#### [Records supplied]
(begin)
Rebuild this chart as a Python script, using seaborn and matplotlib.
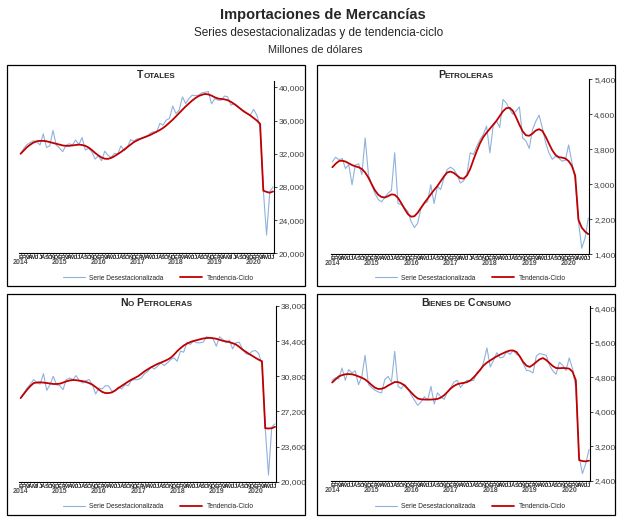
(end)
(begin)
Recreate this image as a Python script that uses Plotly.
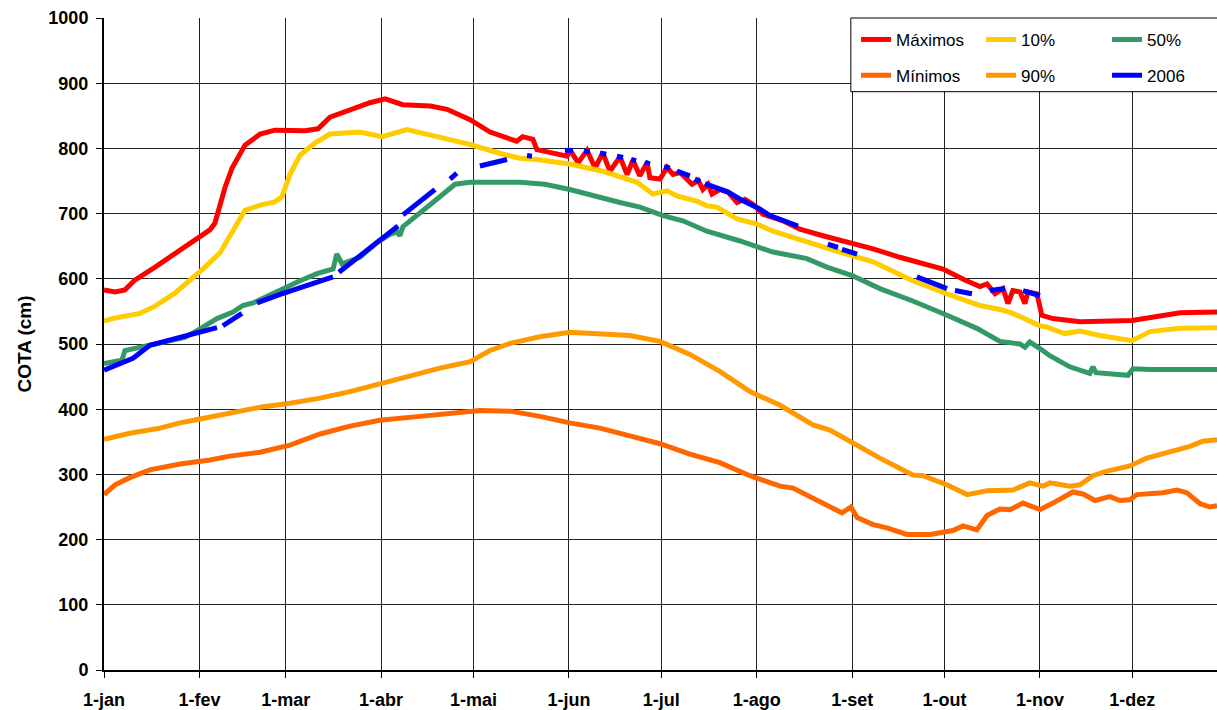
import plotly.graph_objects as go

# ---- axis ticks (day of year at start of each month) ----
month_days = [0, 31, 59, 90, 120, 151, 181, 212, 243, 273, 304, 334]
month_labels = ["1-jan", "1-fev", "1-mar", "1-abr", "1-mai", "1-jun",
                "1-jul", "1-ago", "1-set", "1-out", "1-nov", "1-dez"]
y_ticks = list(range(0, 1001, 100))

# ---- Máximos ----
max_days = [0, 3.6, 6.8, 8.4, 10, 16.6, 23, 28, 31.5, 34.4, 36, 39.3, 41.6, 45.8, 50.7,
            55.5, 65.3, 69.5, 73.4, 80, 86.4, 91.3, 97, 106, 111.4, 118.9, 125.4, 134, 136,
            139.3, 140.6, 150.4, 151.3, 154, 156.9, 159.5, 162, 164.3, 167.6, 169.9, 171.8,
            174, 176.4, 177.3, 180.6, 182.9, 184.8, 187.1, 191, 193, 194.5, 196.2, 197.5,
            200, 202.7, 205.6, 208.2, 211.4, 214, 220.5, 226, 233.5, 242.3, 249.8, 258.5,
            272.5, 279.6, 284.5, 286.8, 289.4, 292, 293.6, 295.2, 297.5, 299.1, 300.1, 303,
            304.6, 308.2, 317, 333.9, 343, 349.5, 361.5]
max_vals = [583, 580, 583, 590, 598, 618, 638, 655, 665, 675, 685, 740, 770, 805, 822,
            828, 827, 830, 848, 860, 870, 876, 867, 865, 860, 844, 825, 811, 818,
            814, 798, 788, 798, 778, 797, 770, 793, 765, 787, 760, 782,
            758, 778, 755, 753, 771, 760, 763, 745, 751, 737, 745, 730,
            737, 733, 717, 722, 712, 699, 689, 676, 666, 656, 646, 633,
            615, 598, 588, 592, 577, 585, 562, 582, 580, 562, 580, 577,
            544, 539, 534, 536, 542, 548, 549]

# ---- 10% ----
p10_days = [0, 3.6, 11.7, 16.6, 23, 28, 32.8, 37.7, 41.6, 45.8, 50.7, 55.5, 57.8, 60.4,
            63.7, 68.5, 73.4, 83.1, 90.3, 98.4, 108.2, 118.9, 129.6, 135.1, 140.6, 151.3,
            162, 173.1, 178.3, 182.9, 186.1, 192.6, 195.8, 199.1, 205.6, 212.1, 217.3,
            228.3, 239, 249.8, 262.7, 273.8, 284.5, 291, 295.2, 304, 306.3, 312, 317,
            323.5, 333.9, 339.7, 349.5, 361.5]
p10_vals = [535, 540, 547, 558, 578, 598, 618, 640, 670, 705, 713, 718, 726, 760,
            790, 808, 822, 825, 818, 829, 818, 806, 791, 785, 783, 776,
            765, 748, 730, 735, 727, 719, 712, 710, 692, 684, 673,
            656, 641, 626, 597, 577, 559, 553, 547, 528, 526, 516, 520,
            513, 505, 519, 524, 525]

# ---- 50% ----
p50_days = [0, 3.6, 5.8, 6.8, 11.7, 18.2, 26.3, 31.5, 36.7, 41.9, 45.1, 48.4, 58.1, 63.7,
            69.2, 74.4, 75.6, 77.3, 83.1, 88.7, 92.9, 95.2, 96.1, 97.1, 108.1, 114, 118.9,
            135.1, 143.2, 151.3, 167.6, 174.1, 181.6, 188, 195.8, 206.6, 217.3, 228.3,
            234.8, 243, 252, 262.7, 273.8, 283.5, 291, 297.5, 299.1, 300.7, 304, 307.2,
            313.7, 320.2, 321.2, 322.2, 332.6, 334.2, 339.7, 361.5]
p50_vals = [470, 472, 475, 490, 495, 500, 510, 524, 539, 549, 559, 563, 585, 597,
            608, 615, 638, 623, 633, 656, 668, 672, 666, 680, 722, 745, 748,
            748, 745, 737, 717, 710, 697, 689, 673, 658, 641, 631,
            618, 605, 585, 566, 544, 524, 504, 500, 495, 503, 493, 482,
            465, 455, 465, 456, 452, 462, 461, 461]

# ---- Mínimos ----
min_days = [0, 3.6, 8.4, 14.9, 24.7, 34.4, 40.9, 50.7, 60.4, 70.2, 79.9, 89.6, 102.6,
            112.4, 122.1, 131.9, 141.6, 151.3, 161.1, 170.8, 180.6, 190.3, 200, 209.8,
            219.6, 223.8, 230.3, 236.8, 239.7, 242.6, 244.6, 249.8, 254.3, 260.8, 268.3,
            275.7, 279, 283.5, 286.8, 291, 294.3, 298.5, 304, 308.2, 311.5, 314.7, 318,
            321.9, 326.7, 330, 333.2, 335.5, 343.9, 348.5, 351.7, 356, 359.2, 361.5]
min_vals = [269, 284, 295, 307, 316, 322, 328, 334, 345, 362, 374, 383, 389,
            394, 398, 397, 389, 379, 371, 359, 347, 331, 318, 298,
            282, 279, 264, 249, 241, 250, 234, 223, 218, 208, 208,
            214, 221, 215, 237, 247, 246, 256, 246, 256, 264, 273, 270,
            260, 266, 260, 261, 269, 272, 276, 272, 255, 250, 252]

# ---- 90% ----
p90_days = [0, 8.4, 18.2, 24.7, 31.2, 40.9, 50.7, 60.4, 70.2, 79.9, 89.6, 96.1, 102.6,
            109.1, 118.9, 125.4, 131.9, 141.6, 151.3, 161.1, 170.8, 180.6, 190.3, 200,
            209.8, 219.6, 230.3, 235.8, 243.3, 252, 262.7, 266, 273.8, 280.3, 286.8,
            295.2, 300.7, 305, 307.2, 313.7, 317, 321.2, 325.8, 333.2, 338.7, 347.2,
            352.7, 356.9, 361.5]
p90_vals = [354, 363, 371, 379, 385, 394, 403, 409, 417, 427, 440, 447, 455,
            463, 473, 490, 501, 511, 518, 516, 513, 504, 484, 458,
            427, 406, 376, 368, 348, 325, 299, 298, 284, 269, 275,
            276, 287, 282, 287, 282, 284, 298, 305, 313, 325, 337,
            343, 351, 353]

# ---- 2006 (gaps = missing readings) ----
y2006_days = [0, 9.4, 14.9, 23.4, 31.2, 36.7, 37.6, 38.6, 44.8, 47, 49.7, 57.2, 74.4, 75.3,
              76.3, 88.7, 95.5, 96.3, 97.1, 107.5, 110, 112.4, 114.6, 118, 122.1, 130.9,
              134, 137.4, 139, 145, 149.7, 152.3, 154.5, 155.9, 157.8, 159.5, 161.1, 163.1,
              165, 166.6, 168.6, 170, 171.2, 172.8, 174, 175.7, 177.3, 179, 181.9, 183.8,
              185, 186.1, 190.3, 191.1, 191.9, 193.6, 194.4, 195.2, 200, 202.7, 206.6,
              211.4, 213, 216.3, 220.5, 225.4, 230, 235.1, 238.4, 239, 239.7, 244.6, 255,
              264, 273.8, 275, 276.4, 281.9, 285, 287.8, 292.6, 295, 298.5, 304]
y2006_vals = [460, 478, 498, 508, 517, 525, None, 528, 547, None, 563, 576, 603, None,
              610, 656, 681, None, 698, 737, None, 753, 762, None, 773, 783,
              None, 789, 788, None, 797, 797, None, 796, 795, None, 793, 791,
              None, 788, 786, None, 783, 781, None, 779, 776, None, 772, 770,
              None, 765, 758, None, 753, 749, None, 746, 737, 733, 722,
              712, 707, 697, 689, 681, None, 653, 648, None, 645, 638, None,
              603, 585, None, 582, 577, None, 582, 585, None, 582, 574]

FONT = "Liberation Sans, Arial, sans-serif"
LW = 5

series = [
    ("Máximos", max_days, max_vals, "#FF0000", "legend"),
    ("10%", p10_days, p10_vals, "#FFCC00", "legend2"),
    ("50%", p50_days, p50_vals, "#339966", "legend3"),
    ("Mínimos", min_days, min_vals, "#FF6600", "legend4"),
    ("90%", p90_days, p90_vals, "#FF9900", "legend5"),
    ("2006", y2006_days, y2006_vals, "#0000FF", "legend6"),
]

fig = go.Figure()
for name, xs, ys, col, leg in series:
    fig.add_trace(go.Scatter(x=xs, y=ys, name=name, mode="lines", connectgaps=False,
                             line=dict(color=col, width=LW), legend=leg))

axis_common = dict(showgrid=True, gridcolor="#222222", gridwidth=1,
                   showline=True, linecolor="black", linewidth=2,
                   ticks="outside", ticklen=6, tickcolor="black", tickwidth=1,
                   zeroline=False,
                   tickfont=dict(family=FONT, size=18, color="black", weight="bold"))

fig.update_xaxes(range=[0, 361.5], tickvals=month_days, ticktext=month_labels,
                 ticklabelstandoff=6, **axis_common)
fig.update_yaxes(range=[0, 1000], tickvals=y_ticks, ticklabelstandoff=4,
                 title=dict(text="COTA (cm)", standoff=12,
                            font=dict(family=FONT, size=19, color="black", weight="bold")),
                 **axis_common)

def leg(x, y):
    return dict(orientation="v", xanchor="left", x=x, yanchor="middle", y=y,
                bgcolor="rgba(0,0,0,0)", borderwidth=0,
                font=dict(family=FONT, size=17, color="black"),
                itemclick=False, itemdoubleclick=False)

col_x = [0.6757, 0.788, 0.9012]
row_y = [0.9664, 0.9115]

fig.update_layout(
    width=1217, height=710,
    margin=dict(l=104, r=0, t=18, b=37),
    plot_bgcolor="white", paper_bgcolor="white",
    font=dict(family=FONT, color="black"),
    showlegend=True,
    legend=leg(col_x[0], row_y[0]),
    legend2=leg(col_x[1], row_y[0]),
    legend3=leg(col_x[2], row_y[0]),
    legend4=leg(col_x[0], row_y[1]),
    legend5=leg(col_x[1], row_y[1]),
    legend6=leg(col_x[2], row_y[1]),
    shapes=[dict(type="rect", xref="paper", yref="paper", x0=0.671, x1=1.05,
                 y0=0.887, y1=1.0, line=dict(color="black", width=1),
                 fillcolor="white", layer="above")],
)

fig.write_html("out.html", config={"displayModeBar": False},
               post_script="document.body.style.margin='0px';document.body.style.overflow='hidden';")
(end)
Go back to the lines above and output, exactly as they stand, the ones from the line containing "Recreate this image" to the line containing "513, 505, 519, 524, 525]". Leave all pictures behind.

#### [Correct output]
Recreate this image as a Python script that uses Plotly.
import plotly.graph_objects as go

# ---- axis ticks (day of year at start of each month) ----
month_days = [0, 31, 59, 90, 120, 151, 181, 212, 243, 273, 304, 334]
month_labels = ["1-jan", "1-fev", "1-mar", "1-abr", "1-mai", "1-jun",
                "1-jul", "1-ago", "1-set", "1-out", "1-nov", "1-dez"]
y_ticks = list(range(0, 1001, 100))

# ---- Máximos ----
max_days = [0, 3.6, 6.8, 8.4, 10, 16.6, 23, 28, 31.5, 34.4, 36, 39.3, 41.6, 45.8, 50.7,
            55.5, 65.3, 69.5, 73.4, 80, 86.4, 91.3, 97, 106, 111.4, 118.9, 125.4, 134, 136,
            139.3, 140.6, 150.4, 151.3, 154, 156.9, 159.5, 162, 164.3, 167.6, 169.9, 171.8,
            174, 176.4, 177.3, 180.6, 182.9, 184.8, 187.1, 191, 193, 194.5, 196.2, 197.5,
            200, 202.7, 205.6, 208.2, 211.4, 214, 220.5, 226, 233.5, 242.3, 249.8, 258.5,
            272.5, 279.6, 284.5, 286.8, 289.4, 292, 293.6, 295.2, 297.5, 299.1, 300.1, 303,
            304.6, 308.2, 317, 333.9, 343, 349.5, 361.5]
max_vals = [583, 580, 583, 590, 598, 618, 638, 655, 665, 675, 685, 740, 770, 805, 822,
            828, 827, 830, 848, 860, 870, 876, 867, 865, 860, 844, 825, 811, 818,
            814, 798, 788, 798, 778, 797, 770, 793, 765, 787, 760, 782,
            758, 778, 755, 753, 771, 760, 763, 745, 751, 737, 745, 730,
            737, 733, 717, 722, 712, 699, 689, 676, 666, 656, 646, 633,
            615, 598, 588, 592, 577, 585, 562, 582, 580, 562, 580, 577,
            544, 539, 534, 536, 542, 548, 549]

# ---- 10% ----
p10_days = [0, 3.6, 11.7, 16.6, 23, 28, 32.8, 37.7, 41.6, 45.8, 50.7, 55.5, 57.8, 60.4,
            63.7, 68.5, 73.4, 83.1, 90.3, 98.4, 108.2, 118.9, 129.6, 135.1, 140.6, 151.3,
            162, 173.1, 178.3, 182.9, 186.1, 192.6, 195.8, 199.1, 205.6, 212.1, 217.3,
            228.3, 239, 249.8, 262.7, 273.8, 284.5, 291, 295.2, 304, 306.3, 312, 317,
            323.5, 333.9, 339.7, 349.5, 361.5]
p10_vals = [535, 540, 547, 558, 578, 598, 618, 640, 670, 705, 713, 718, 726, 760,
            790, 808, 822, 825, 818, 829, 818, 806, 791, 785, 783, 776,
            765, 748, 730, 735, 727, 719, 712, 710, 692, 684, 673,
            656, 641, 626, 597, 577, 559, 553, 547, 528, 526, 516, 520,
            513, 505, 519, 524, 525]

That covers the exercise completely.